* [Exercise aim]: Go through the data and copy every line exactly, but not the images.

/---

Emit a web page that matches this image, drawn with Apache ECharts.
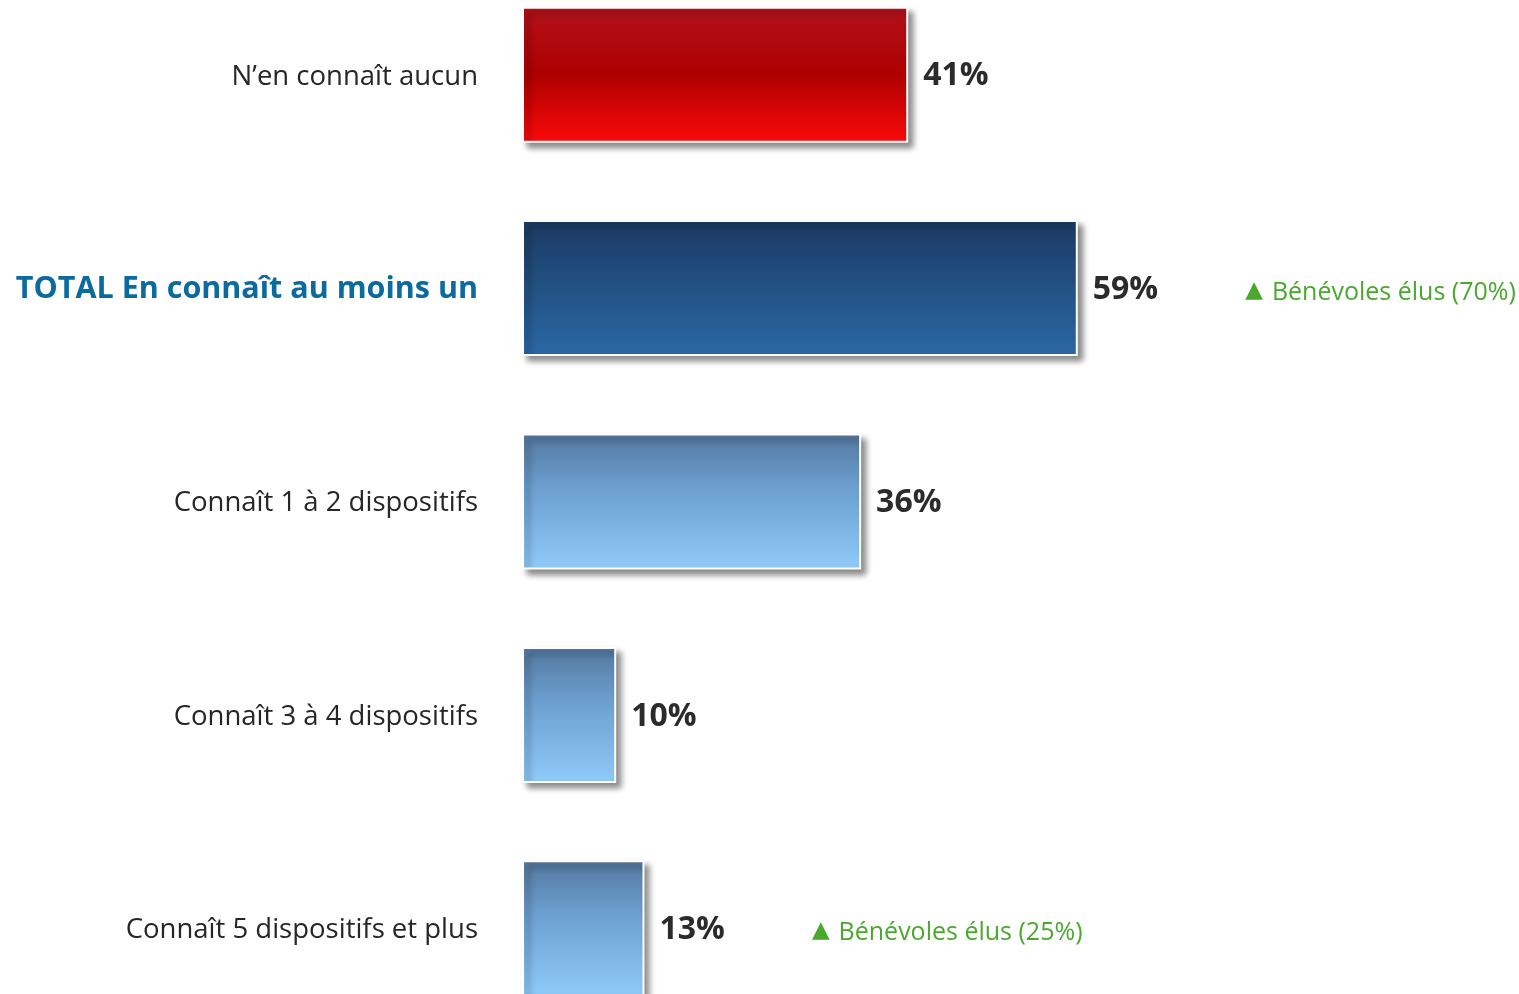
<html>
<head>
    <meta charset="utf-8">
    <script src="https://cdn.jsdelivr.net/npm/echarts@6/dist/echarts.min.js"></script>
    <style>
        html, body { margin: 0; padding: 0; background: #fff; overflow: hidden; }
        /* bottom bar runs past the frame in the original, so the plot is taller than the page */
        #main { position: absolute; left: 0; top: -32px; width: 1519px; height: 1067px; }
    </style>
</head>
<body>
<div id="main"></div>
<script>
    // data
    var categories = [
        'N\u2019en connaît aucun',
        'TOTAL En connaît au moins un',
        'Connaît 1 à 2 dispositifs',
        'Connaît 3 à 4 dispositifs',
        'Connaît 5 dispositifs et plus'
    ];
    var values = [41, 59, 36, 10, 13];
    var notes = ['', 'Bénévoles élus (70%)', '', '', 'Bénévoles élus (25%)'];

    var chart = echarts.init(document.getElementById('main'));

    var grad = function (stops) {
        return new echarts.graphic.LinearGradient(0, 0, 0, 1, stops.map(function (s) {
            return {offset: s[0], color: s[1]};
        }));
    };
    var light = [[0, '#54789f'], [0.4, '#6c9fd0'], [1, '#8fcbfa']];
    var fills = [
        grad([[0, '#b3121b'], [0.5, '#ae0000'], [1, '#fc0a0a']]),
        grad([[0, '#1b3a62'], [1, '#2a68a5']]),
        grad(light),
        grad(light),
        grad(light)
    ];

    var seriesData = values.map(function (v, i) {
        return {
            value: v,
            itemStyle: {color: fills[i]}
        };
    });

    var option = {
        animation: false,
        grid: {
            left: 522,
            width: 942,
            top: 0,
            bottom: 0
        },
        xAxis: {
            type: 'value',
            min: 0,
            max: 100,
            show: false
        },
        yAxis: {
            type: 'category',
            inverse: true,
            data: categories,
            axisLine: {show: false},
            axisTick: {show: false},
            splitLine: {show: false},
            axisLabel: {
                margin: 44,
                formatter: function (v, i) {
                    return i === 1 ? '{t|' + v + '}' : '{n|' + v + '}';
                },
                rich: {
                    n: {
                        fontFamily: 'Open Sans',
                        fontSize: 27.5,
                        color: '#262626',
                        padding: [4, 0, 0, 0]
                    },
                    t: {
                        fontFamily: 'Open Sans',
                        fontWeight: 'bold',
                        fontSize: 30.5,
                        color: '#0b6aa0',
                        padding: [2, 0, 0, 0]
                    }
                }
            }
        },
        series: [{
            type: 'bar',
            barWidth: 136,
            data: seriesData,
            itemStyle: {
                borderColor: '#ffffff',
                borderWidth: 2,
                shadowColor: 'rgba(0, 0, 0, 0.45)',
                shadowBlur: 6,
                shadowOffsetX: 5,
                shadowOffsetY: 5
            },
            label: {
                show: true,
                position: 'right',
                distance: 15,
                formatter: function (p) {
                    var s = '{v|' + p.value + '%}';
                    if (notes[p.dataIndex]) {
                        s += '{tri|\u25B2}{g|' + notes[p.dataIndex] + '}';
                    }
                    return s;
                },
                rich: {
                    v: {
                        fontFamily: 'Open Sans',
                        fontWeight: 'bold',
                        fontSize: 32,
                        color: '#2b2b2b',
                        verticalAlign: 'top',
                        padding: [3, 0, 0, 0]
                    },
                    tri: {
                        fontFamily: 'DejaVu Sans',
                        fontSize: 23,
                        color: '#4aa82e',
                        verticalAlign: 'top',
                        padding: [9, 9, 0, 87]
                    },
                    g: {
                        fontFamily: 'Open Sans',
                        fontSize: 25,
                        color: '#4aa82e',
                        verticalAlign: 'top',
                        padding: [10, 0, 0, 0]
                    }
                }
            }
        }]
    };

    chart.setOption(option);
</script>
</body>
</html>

\---

* [Answer in full]:
Emit a web page that matches this image, drawn with Apache ECharts.
<html>
<head>
    <meta charset="utf-8">
    <script src="https://cdn.jsdelivr.net/npm/echarts@6/dist/echarts.min.js"></script>
    <style>
        html, body { margin: 0; padding: 0; background: #fff; overflow: hidden; }
        /* bottom bar runs past the frame in the original, so the plot is taller than the page */
        #main { position: absolute; left: 0; top: -32px; width: 1519px; height: 1067px; }
    </style>
</head>
<body>
<div id="main"></div>
<script>
    // data
    var categories = [
        'N\u2019en connaît aucun',
        'TOTAL En connaît au moins un',
        'Connaît 1 à 2 dispositifs',
        'Connaît 3 à 4 dispositifs',
        'Connaît 5 dispositifs et plus'
    ];
    var values = [41, 59, 36, 10, 13];
    var notes = ['', 'Bénévoles élus (70%)', '', '', 'Bénévoles élus (25%)'];

    var chart = echarts.init(document.getElementById('main'));

    var grad = function (stops) {
        return new echarts.graphic.LinearGradient(0, 0, 0, 1, stops.map(function (s) {
            return {offset: s[0], color: s[1]};
        }));
    };
    var light = [[0, '#54789f'], [0.4, '#6c9fd0'], [1, '#8fcbfa']];
    var fills = [
        grad([[0, '#b3121b'], [0.5, '#ae0000'], [1, '#fc0a0a']]),
        grad([[0, '#1b3a62'], [1, '#2a68a5']]),
        grad(light),
        grad(light),
        grad(light)
    ];

    var seriesData = values.map(function (v, i) {
        return {
            value: v,
            itemStyle: {color: fills[i]}
        };
    });

    var option = {
        animation: false,
        grid: {
            left: 522,
            width: 942,
            top: 0,
            bottom: 0
        },
        xAxis: {
            type: 'value',
            min: 0,
            max: 100,
            show: false
        },
        yAxis: {
            type: 'category',
            inverse: true,
            data: categories,
            axisLine: {show: false},
            axisTick: {show: false},
            splitLine: {show: false},
            axisLabel: {
                margin: 44,
                formatter: function (v, i) {
                    return i === 1 ? '{t|' + v + '}' : '{n|' + v + '}';
                },
                rich: {
                    n: {
                        fontFamily: 'Open Sans',
                        fontSize: 27.5,
                        color: '#262626',
                        padding: [4, 0, 0, 0]
                    },
                    t: {
                        fontFamily: 'Open Sans',
                        fontWeight: 'bold',
                        fontSize: 30.5,
                        color: '#0b6aa0',
                        padding: [2, 0, 0, 0]
                    }
                }
            }
        },
        series: [{
            type: 'bar',
            barWidth: 136,
            data: seriesData,
            itemStyle: {
                borderColor: '#ffffff',
                borderWidth: 2,
                shadowColor: 'rgba(0, 0, 0, 0.45)',
                shadowBlur: 6,
                shadowOffsetX: 5,
                shadowOffsetY: 5
            },
            label: {
                show: true,
                position: 'right',
                distance: 15,
                formatter: function (p) {
                    var s = '{v|' + p.value + '%}';
                    if (notes[p.dataIndex]) {
                        s += '{tri|\u25B2}{g|' + notes[p.dataIndex] + '}';
                    }
                    return s;
                },
                rich: {
                    v: {
                        fontFamily: 'Open Sans',
                        fontWeight: 'bold',
                        fontSize: 32,
                        color: '#2b2b2b',
                        verticalAlign: 'top',
                        padding: [3, 0, 0, 0]
                    },
                    tri: {
                        fontFamily: 'DejaVu Sans',
                        fontSize: 23,
                        color: '#4aa82e',
                        verticalAlign: 'top',
                        padding: [9, 9, 0, 87]
                    },
                    g: {
                        fontFamily: 'Open Sans',
                        fontSize: 25,
                        color: '#4aa82e',
                        verticalAlign: 'top',
                        padding: [10, 0, 0, 0]
                    }
                }
            }
        }]
    };

    chart.setOption(option);
</script>
</body>
</html>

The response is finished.